I have no idea if it's also true of more-modern implementations.  I can
fairly trivially test this under v3 and 11.04 (Natty), but it would take
more work to see if it's still an issue under v4.  I also didn't take the
time to rigorously confirm the guess below with wireshark or anything like
that; once I discovered how to make the problem go away, I was done.

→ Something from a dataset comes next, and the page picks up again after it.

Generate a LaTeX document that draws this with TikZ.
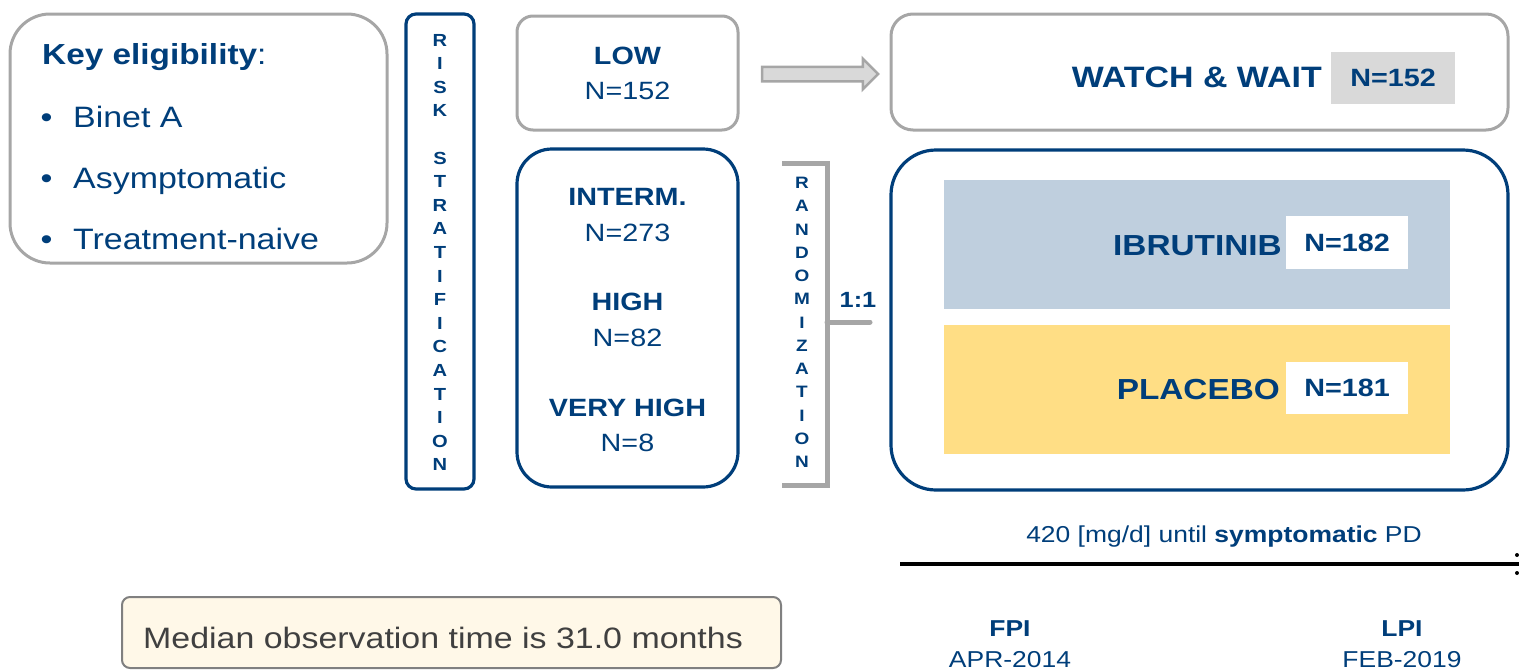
\documentclass[tikz,border=0pt]{standalone}
\usepackage{fontspec}
\setmainfont[FakeStretch=1.15]{Liberation Sans}
\usetikzlibrary{shapes.arrows}
\definecolor{myblue}{RGB}{0,62,122}
\definecolor{grayb}{RGB}{166,166,166}
\definecolor{ltblue}{RGB}{191,207,222}
\definecolor{myyellow}{RGB}{255,222,133}
\definecolor{ngray}{RGB}{217,217,217}
\definecolor{cream}{RGB}{255,248,232}
\definecolor{dgray}{RGB}{64,64,64}
\definecolor{mgray}{RGB}{128,128,128}
\tikzset{
  txt/.style={inner sep=0pt, text=myblue},
  gbox/.style={draw=grayb, line width=3pt, rounded corners=#1, inner sep=0pt},
  bbox/.style={draw=myblue, line width=3.2pt, rounded corners=#1, inner sep=0pt},
  panel/.style={inner sep=0pt, draw=none},
  fA/.style={font=\fontsize{29.5}{34}\selectfont},
  fB/.style={font=\fontsize{25}{30}\selectfont},
  fBb/.style={font=\bfseries\fontsize{25}{30}\selectfont},
  fC/.style={font=\bfseries\fontsize{29.5}{34}\selectfont},
  fD/.style={font=\fontsize{23}{28}\selectfont},
  fDb/.style={font=\bfseries\fontsize{23}{28}\selectfont},
  vlet/.style={inner sep=0pt, text=myblue, font=\bfseries\fontsize{17.5}{20}\selectfont},
}
\begin{document}
\begin{tikzpicture}[x=1pt,y=-1pt]
\useasboundingbox (0,0) rectangle (1519,672);
% Key eligibility
\node[gbox=40pt, minimum width=377pt, minimum height=249pt] (key) at (198.5,138.5) {};
\node[txt, font=\fontsize{29}{34}\selectfont, anchor=base west] (keyt) at (42,64) {\textbf{Key eligibility}:};
\node[txt, fA, anchor=base] (b1) at (46.5,127) {\textbullet};
\node[txt, fA, anchor=base west] (k1) at (73,127) {Binet A};
\node[txt, fA, anchor=base] (b2) at (46.5,188) {\textbullet};
\node[txt, fA, anchor=base west] (k2) at (73,188) {Asymptomatic};
\node[txt, fA, anchor=base] (b3) at (46.5,249) {\textbullet};
\node[txt, fA, anchor=base west] (k3) at (73,249) {Treatment-naive};
% Risk stratification
\node[bbox=10pt, minimum width=68pt, minimum height=475pt] (risk) at (440,251.5) {};
\foreach \l [count=\i from 0] in {R,I,S,K,{},S,T,R,A,T,I,F,I,C,A,T,I,O,N}
  \node[vlet] (risk\i) at (440,40+23.6*\i) {\l};
% Low
\node[gbox=16pt, minimum width=221pt, minimum height=114pt] (low) at (627.5,73) {};
\node[txt, fBb] (lowa) at (627.5,56) {LOW};
\node[txt, fB] (lowb) at (627.5,91) {N=152};
% arrow
\node[single arrow, draw=grayb, fill=ngray, line width=2.5pt, minimum height=116pt,
      minimum width=30pt, inner sep=6pt, single arrow head extend=8pt] (arr) at (816.5,74) {};
% Watch & wait
\node[gbox=22pt, minimum width=617pt, minimum height=116pt] (watch) at (1199.5,72) {};
\node[txt, fC, anchor=east] (watcht) at (1322,77) {WATCH \& WAIT};
\node[panel, fill=ngray, minimum width=124pt, minimum height=52pt] (n152) at (1393,78) {};
\node[txt, fBb] (n152t) at (1393,78) {N=152};
% Interm
\node[bbox=35pt, minimum width=221pt, minimum height=338pt] (interm) at (627.5,318) {};
\node[txt, fBb] (i1) at (627.5,197) {INTERM.};
\node[txt, fB] (i2) at (627.5,233) {N=273};
\node[txt, fBb] (h1) at (627.5,302) {HIGH};
\node[txt, fB] (h2) at (627.5,338) {N=82};
\node[txt, fBb] (v1) at (627.5,408) {VERY HIGH};
\node[txt, fB] (v2) at (627.5,443) {N=8};
% Randomization bracket
\coordinate (bt) at (782,163);
\coordinate (bb) at (782,485);
\coordinate (bm) at (827,322);
\coordinate (bs) at (870,322);
\draw[grayb, line width=5pt] (bt) -| (bb -| bm) -- (bb);
\draw[grayb, line width=5pt, line cap=round] (bm) -- (bs);
\foreach \l [count=\i from 0] in {R,A,N,D,O,M,I,Z,A,T,I,O,N}
  \node[vlet, font=\bfseries\fontsize{16.5}{20}\selectfont] (rand\i) at (802,183+23.25*\i) {\l};
\node[txt, font=\bfseries\fontsize{22}{26}\selectfont] (ratio) at (858,300) {1:1};
% Arms
\node[bbox=45pt, minimum width=617pt, minimum height=340pt] (arm) at (1199.5,320) {};
\node[panel, fill=ltblue, minimum width=506pt, minimum height=129pt] (ibr) at (1197,244.5) {};
\node[panel, fill=myyellow, minimum width=506pt, minimum height=129pt] (pla) at (1197,389.5) {};
\node[txt, font=\bfseries\fontsize{29}{34}\selectfont, anchor=east] (ibrt) at (1282,246) {IBRUTINIB};
\node[txt, font=\bfseries\fontsize{29}{34}\selectfont, anchor=east] (plat) at (1280,390) {PLACEBO};
\node[panel, fill=white, minimum width=122pt, minimum height=53pt] (n182) at (1347,242.5) {};
\node[txt, fBb] (n182t) at (1347,242.5) {N=182};
\node[panel, fill=white, minimum width=122pt, minimum height=52pt] (n181) at (1347,388) {};
\node[txt, fBb] (n181t) at (1347,388) {N=181};
% timeline
\coordinate (tl0) at (900,564);
\coordinate (tl1) at (1519,564);
\draw[black, line width=4pt] (tl0) -- (tl1);
\fill[black] (1517,555) circle (2pt) (1517,573) circle (2pt);
\node[txt, font=\fontsize{23}{27}\selectfont] (dose) at (1224,537) {420 [mg/d] until \textbf{symptomatic} PD};
\node[txt, fDb] (fpi) at (1010,629) {FPI};
\node[txt, fD] (fpid) at (1010,660) {APR-2014};
\node[txt, fDb] (lpi) at (1402,629) {LPI};
\node[txt, fD] (lpid) at (1402,660) {FEB-2019};
% median
\node[draw=mgray, fill=cream, line width=2pt, rounded corners=8pt, minimum width=659pt, minimum height=71pt, inner sep=0pt] (med) at (451.5,632.5) {};
\node[inner sep=0pt, text=dgray, font=\fontsize{29.5}{34}\selectfont, anchor=west] (medt) at (143,638) {Median observation time is 31.0 months};
\end{tikzpicture}
\end{document}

The directory had a couple thousand files in it, of which many were
symlinks elsewhere; I don't know if the behavior would be so bad if
it had, say, ten files in it.  If my guess was correct, it would be
much, much better with a small directory, so try it with one that's
got a bunch of files in it.

Mount options, as reported by /proc/mounts (100 megabit network):

rw,noatime,rsize=32768,wsize=32768,tcp,soft,nfsvers=3,actimeo=1

### With either noac or actimeo=1, we're pretty much up-to-the-second,
### but you should NOT use noac.  Use actimeo=1 instead.  The reason
### is a -50x- performance hit only in the PUSH direction if noac is
### used.  E.g,. -pulling- things from the remote host to the local
### host will work fine, but -pushing- things will run at about 20
### meg/min.  It doesn't matter which way the bits are flowing, as
### long as both ends have noac, nor whether rsync or cp is being
### used, nor whether rsync is bwlimited---what matters is purely
### whether the command that's moving the bits is pushing them away to
### a remote NFS mount or pulling from a remote mount to the local
### disk.  In the push case, performance goes to hell with noac, but
### in the pull case, it seems unaffected.  Using actimeo=1 instead
### seems to work just fine and doesn't screw up our ability to notice
### updates quickly.  (My guess is that the push case causes a
### complete refresh of the entire destination directory's attributes
### every single time the file gets extended, which happens pretty
### much on every packet or bufferful thereof.  So the vast majority
### of the network traffic turns out to be NFS attribute updates
### instead of actual work.)  Note that fixing this at the NFS
### -client- side fixes this, e.g., if A has noac set for its mount
### of B, then pushing -to- B sucks.  But as soon as A's noac is
### remounted as actimeo=1 (even mid-transfer, via "mount remount -o
### actimeo=1 B:/foo /foo"), the push from A to B immediately takes
### off and continues at its more-normal ~1G/min instead of 20M/min.